• [INFORMATION SUPPLIED]
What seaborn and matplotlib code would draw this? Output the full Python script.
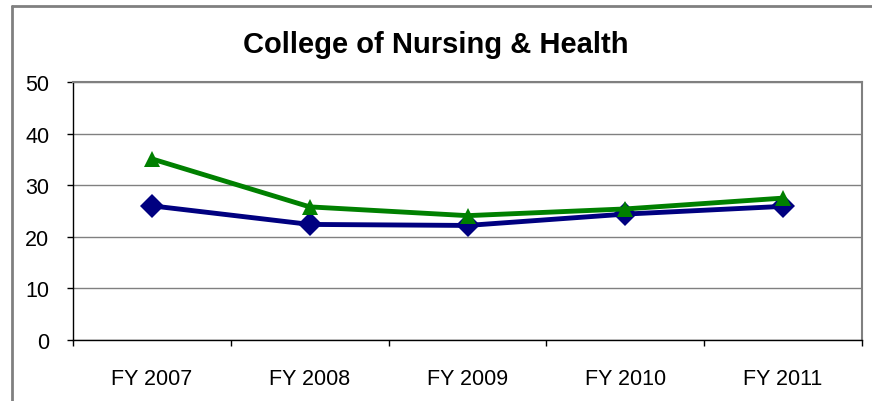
import seaborn as sns
import matplotlib.pyplot as plt
import pandas as pd
from matplotlib.lines import Line2D
from matplotlib.ticker import FixedLocator

# values
years = ["FY 2007", "FY 2008", "FY 2009", "FY 2010", "FY 2011"]
series_blue = [26.0, 22.4, 22.2, 24.4, 25.9]
series_green = [35.1, 25.8, 24.1, 25.4, 27.5]
y_ticks = [0, 10, 20, 30, 40, 50]

df = pd.DataFrame({
    "Year": years * 2,
    "Value": series_blue + series_green,
    "Series": ["Series 1"] * len(years) + ["Series 2"] * len(years),
})
df["pos"] = df["Year"].map({y: i for i, y in enumerate(years)})

sns.set_theme(style="white")
plt.rcParams["font.family"] = ["Liberation Sans", "DejaVu Sans"]
plt.rcParams["text.color"] = "black"
plt.rcParams["xtick.color"] = "black"
plt.rcParams["ytick.color"] = "black"

fig = plt.figure(figsize=(8.72, 4.02), dpi=100)
ax = fig.add_axes([73 / 872, 1 - 341 / 402, (862 - 73) / 872, (341 - 83) / 402])

palette = {"Series 1": "#000080", "Series 2": "#008000"}
sns.lineplot(data=df, x="pos", y="Value", hue="Series", style="Series",
             markers={"Series 1": "D", "Series 2": "^"}, dashes=False,
             palette=palette, linewidth=3.5, markersize=12, markeredgewidth=0,
             legend=False, ax=ax)

ax.set_xlim(-0.5, len(years) - 0.5)
ax.set_ylim(0, 50)
ax.set_yticks(y_ticks)
ax.yaxis.grid(True, color="#808080", linewidth=1)
ax.set_axisbelow(True)

# category boundaries get the tick marks, labels sit in the middle
ax.xaxis.set_major_locator(FixedLocator([i - 0.5 for i in range(len(years) + 1)]))
ax.xaxis.set_minor_locator(FixedLocator(list(range(len(years)))))
ax.set_xticklabels([])
ax.set_xticklabels(years, minor=True)
ax.tick_params(axis="x", which="major", direction="out", length=4, width=1, color="black", bottom=True)
ax.tick_params(axis="x", which="minor", length=0, pad=20, labelsize=15.5, labelcolor="black")
ax.tick_params(axis="y", direction="out", length=4, width=1, color="black", left=True, pad=13,
               labelsize=15.5, labelcolor="black")
ax.set_xlabel("")
ax.set_ylabel("")

for side in ["left", "bottom"]:
    ax.spines[side].set_color("black")
    ax.spines[side].set_linewidth(1)
for side in ["top", "right"]:
    ax.spines[side].set_color("#808080")
    ax.spines[side].set_linewidth(1.5)

fig.text(0.5, 1 - 53 / 402, "College of Nursing & Health", ha="center", va="baseline",
         fontsize=21, fontweight="bold", color="black")

# outer chart frame (left and top edges visible)
fig.add_artist(Line2D([12 / 872, 12 / 872], [0, 1 - 7 / 402], transform=fig.transFigure,
                      color="#808080", linewidth=2))
fig.add_artist(Line2D([12 / 872, 1], [1 - 7 / 402, 1 - 7 / 402], transform=fig.transFigure,
                      color="#808080", linewidth=2))

plt.savefig("out.png", dpi=100)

• [TASK DESCRIPTION] Pictures are excluded; extract exactly the lines from the start of the data through the line that holds "ax.set_axisbelow(True)", both ends included.

• [RESPONSE]
What seaborn and matplotlib code would draw this? Output the full Python script.
import seaborn as sns
import matplotlib.pyplot as plt
import pandas as pd
from matplotlib.lines import Line2D
from matplotlib.ticker import FixedLocator

# values
years = ["FY 2007", "FY 2008", "FY 2009", "FY 2010", "FY 2011"]
series_blue = [26.0, 22.4, 22.2, 24.4, 25.9]
series_green = [35.1, 25.8, 24.1, 25.4, 27.5]
y_ticks = [0, 10, 20, 30, 40, 50]

df = pd.DataFrame({
    "Year": years * 2,
    "Value": series_blue + series_green,
    "Series": ["Series 1"] * len(years) + ["Series 2"] * len(years),
})
df["pos"] = df["Year"].map({y: i for i, y in enumerate(years)})

sns.set_theme(style="white")
plt.rcParams["font.family"] = ["Liberation Sans", "DejaVu Sans"]
plt.rcParams["text.color"] = "black"
plt.rcParams["xtick.color"] = "black"
plt.rcParams["ytick.color"] = "black"

fig = plt.figure(figsize=(8.72, 4.02), dpi=100)
ax = fig.add_axes([73 / 872, 1 - 341 / 402, (862 - 73) / 872, (341 - 83) / 402])

palette = {"Series 1": "#000080", "Series 2": "#008000"}
sns.lineplot(data=df, x="pos", y="Value", hue="Series", style="Series",
             markers={"Series 1": "D", "Series 2": "^"}, dashes=False,
             palette=palette, linewidth=3.5, markersize=12, markeredgewidth=0,
             legend=False, ax=ax)

ax.set_xlim(-0.5, len(years) - 0.5)
ax.set_ylim(0, 50)
ax.set_yticks(y_ticks)
ax.yaxis.grid(True, color="#808080", linewidth=1)
ax.set_axisbelow(True)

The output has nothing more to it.